Saturday, March 21, 2026

Gianforte Petitions to Block Montana Property Tax Lawsuit

Almost a year after its passage, the Montana GOP fight is intensifying over Gov. Greg Gianforte’s property tax legislation package — a signature policy effort to reduce property taxes for primary residences and long-term rentals, in part by raising rates on others.

The governor’s office on Monday petitioned the Montana Supreme Court to take up a case filed in state District Court in Bozeman in January by a group of Republican lawmakers who voted against the property tax bills during the 2025 session.

If the higher court assumes jurisdiction of the lawsuit, Gianforte said, the court could answer the legal questions about the constitutionality of Senate Bill 542, one bill central to the administration’s property tax effort. Among other questions, Gianforte’s office asked the court to affirm that SB 542 met the constitutional requirement that legislation be limited to a single subject properly aligned with a bill’s title.  

In its filing with the state Supreme Court, the governor’s office argued that many aspects of SB 542 had already had a widespread impact: enabling many Montana property owners to receive rebates in 2025, providing guidance for statewide property tax assessments and influencing the local tax bills distributed by county governments. 

“These cascading effects, and the time-restricted nature of tax refunds and assessments, create urgency and emergency factors making the normal litigation and appeal process inadequate,” read the governor’s petition to the court.

SB 542, sponsored by Sen. Wylie Galt, R-Martinsdale, was one major part of the Gianforte administration’s property tax relief effort, a package of bills that garnered bipartisan support. The legislation allowed for the state to issue $400 property tax rebates to many homeowners and effectively reduce residential property taxes for lower-value homes by increasing rates on higher-value properties and businesses. 

The bill was paired with House Bill 231 — a legislative maneuver, set to take effect this year, that increases rates on second homes and vacation-style short-term rentals. Properties rented to long-term tenants for at least seven months of the year are exempted, if a landlord successfully files an application with the state revenue department by March 20.

The original lawsuit filed by current and former lawmakers maintained that SB 542 was impermissibly amended during the legislative process. The additional language that allowed for property tax rebates, they said, was a late-stage tactic to “buy” the bill’s passage with support from more lawmakers. The lawsuit cast that strategy as “log-rolling,” which they say the Montana Constitution aimed to prevent through the single-subject clause.
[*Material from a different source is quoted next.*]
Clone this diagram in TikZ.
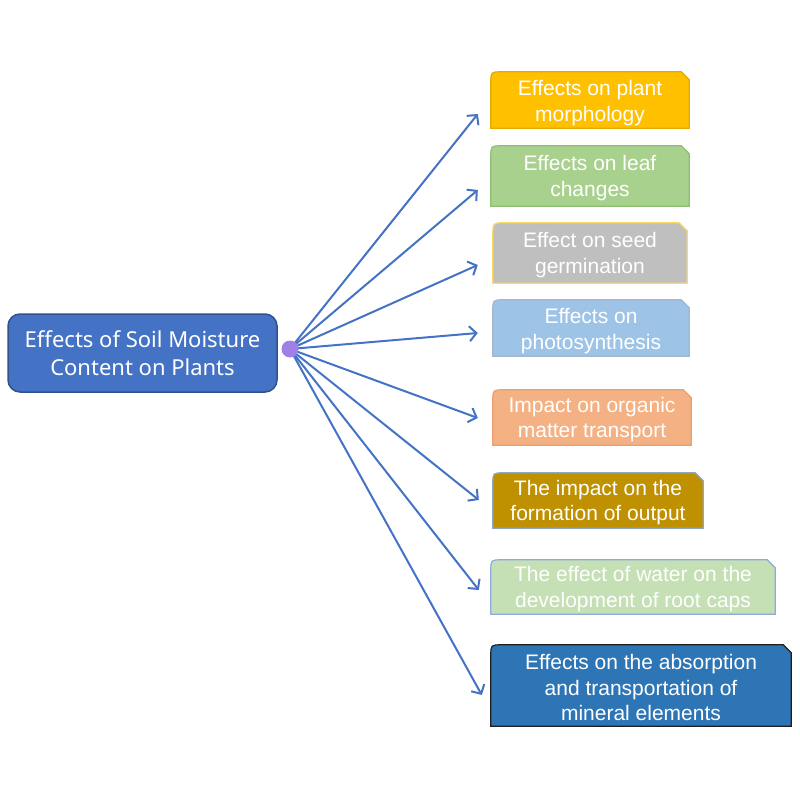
\documentclass[tikz,border=0pt]{standalone}
\usepackage{fontspec}
\setmainfont{Liberation Sans}
\newfontfamily\leftfont{Noto Sans}
\usetikzlibrary{arrows.meta,calc,backgrounds}
\definecolor{arrowblue}{HTML}{4472C4}
\definecolor{mainfill}{HTML}{4472C4}
\definecolor{maindraw}{HTML}{2F528F}
\definecolor{dotpurple}{HTML}{A07FE6}
\definecolor{cA}{HTML}{FFC000}\definecolor{dA}{HTML}{E3AA00}
\definecolor{cB}{HTML}{A9D18E}\definecolor{dB}{HTML}{8DBF70}
\definecolor{cC}{HTML}{BFBFBF}\definecolor{dC}{HTML}{FFD966}
\definecolor{cD}{HTML}{9DC3E6}\definecolor{dD}{HTML}{A3B6CC}
\definecolor{cE}{HTML}{F4B183}\definecolor{dE}{HTML}{E9A070}
\definecolor{cF}{HTML}{BF9000}\definecolor{dF}{HTML}{8FA6C4}
\definecolor{cG}{HTML}{C5E0B4}\definecolor{dG}{HTML}{8FAADC}
\definecolor{cH}{HTML}{2E75B6}\definecolor{dH}{HTML}{1F1F1F}
\newcommand{\snipshape}[3]{%
  \path[fill=#2,draw=#3,line width=1.2pt]
    (#1.south west) -- ($(#1.north west)+(0,11)$)
    .. controls (#1.north west) .. ($(#1.north west)+(11,0)$)
    -- ($(#1.north east)+(-8,0)$) -- ($(#1.north east)+(0,8)$)
    -- (#1.south east) -- cycle;}
\begin{document}
\begin{tikzpicture}[x=1pt,y=-1pt,
  rbox/.style={inner sep=0pt},
  rtext/.style={inner sep=0pt,text=white,align=center,
    font=\fontsize{21}{25.5}\selectfont},
  conn/.style={draw=arrowblue,line width=2pt,
    -{Straight Barb[length=7pt,width=15pt,line width=2pt]}}]
\useasboundingbox (0,0) rectangle (800,800);
\node[fill=mainfill,draw=maindraw,line width=1.5pt,rounded corners=12pt,
  minimum width=269pt,minimum height=78pt,inner sep=0pt,text=white,
  align=center,font=\leftfont\fontsize{22}{28}\selectfont] (main) at (142.5,353)
  {Effects of Soil Moisture\\Content on Plants};
\node[rbox,minimum width=198pt,minimum height=56pt] (b1) at (590,100) {};
\node[rbox,minimum width=198pt,minimum height=60pt] (b2) at (590,176) {};
\node[rbox,minimum width=194pt,minimum height=60pt] (b3) at (590,253) {};
\node[rbox,minimum width=196pt,minimum height=56pt] (b4) at (591,328) {};
\node[rbox,minimum width=198pt,minimum height=55pt] (b5) at (592,417.5) {};
\node[rbox,minimum width=210pt,minimum height=55pt] (b6) at (598,500.5) {};
\node[rbox,minimum width=284pt,minimum height=54pt] (b7) at (633,587) {};
\node[rbox,minimum width=300pt,minimum height=81pt] (b8) at (641,685.5) {};
\node[rtext] (t1) at ($(b1.center)+(0,3)$) {Effects on plant\\morphology};
\node[rtext] (t2) at ($(b2.center)+(0,2)$) {Effects on leaf\\changes};
\node[rtext] (t3) at ($(b3.center)+(0,2)$) {Effect on seed\\germination};
\node[rtext] (t4) at ($(b4.center)+(0,3)$) {Effects on\\photosynthesis};
\node[rtext] (t5) at ($(b5.center)+(0,2)$) {Impact on organic\\matter transport};
\node[rtext] (t6) at ($(b6.center)+(0,2)$) {The impact on the\\formation of output};
\node[rtext] (t7) at ($(b7.center)+(0,2)$) {The effect of water on the\\development of root caps};
\node[rtext] (t8) at ($(b8.center)+(0,2)$) {Effects on the absorption\\and transportation of\\mineral elements};
\begin{scope}[on background layer]
\snipshape{b1}{cA}{dA}
\snipshape{b2}{cB}{dB}
\snipshape{b3}{cC}{dC}
\snipshape{b4}{cD}{dD}
\snipshape{b5}{cE}{dE}
\snipshape{b6}{cF}{dF}
\snipshape{b7}{cG}{dG}
\snipshape{b8}{cH}{dH}
\end{scope}
\node[circle,fill=dotpurple,minimum size=17pt,inner sep=0pt] (dot) at (290,349) {};
\begin{scope}[on background layer]
\draw[conn] (dot.center) -- ($(b1.west)+(-13,14)$);
\draw[conn] (dot.center) -- ($(b2.west)+(-13,14)$);
\draw[conn] (dot.center) -- ($(b3.west)+(-15,12)$);
\draw[conn] (dot.center) -- ($(b4.west)+(-15,5)$);
\draw[conn] (dot.center) -- ($(b5.west)+(-15,0.5)$);
\draw[conn] (dot.center) -- ($(b6.west)+(-14,-0.5)$);
\draw[conn] (dot.center) -- ($(b7.west)+(-12,3)$);
\draw[conn] (dot.center) -- ($(b8.west)+(-9,9.5)$);
\end{scope}
\end{tikzpicture}
\end{document}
Sen. Greg Hertz, R-Polson, one of the plaintiffs in the lawsuit over SB 542 and the 2025 Senate Taxation Committee chair, defended his original lawsuit in a Tuesday morning email to Montana Free Press.

“Montanans have long prided ourselves that our Legislature is nothing like Congress in Washington, D.C. In Montana, our constitutional mandate is to debate each policy idea on its own merits, with the public having a true ability to impact the outcome through their active participation,” Hertz wrote. “We are not supposed to be allowed to cobble together bills behind closed doors that no one understands and shove it down legislators’ throats as so-called ‘must pass’ legislation. The ends do not justify the means.”

Both Hertz and other plaintiffs, including Sen. Tom McGillvray, R-Billings, said in their lawsuit that they had been harmed by provisions in SB 542 that increase property tax rates for various properties. Hertz said his primary residence in Polson, which public records show was most recently valued at $2.9 million, had its taxes increase by $7,000 after the bill’s passage, to $21,000 annually from $14,000 annually.

The state Supreme Court may decide not to intervene in the lower court’s case. While that decision is pending, litigation is slated to continue in the District Court. In his comment to MTFP, Hertz forecasted that the original lawsuit could be completed before lawmakers return to Helena for the 2027 Legislature next January.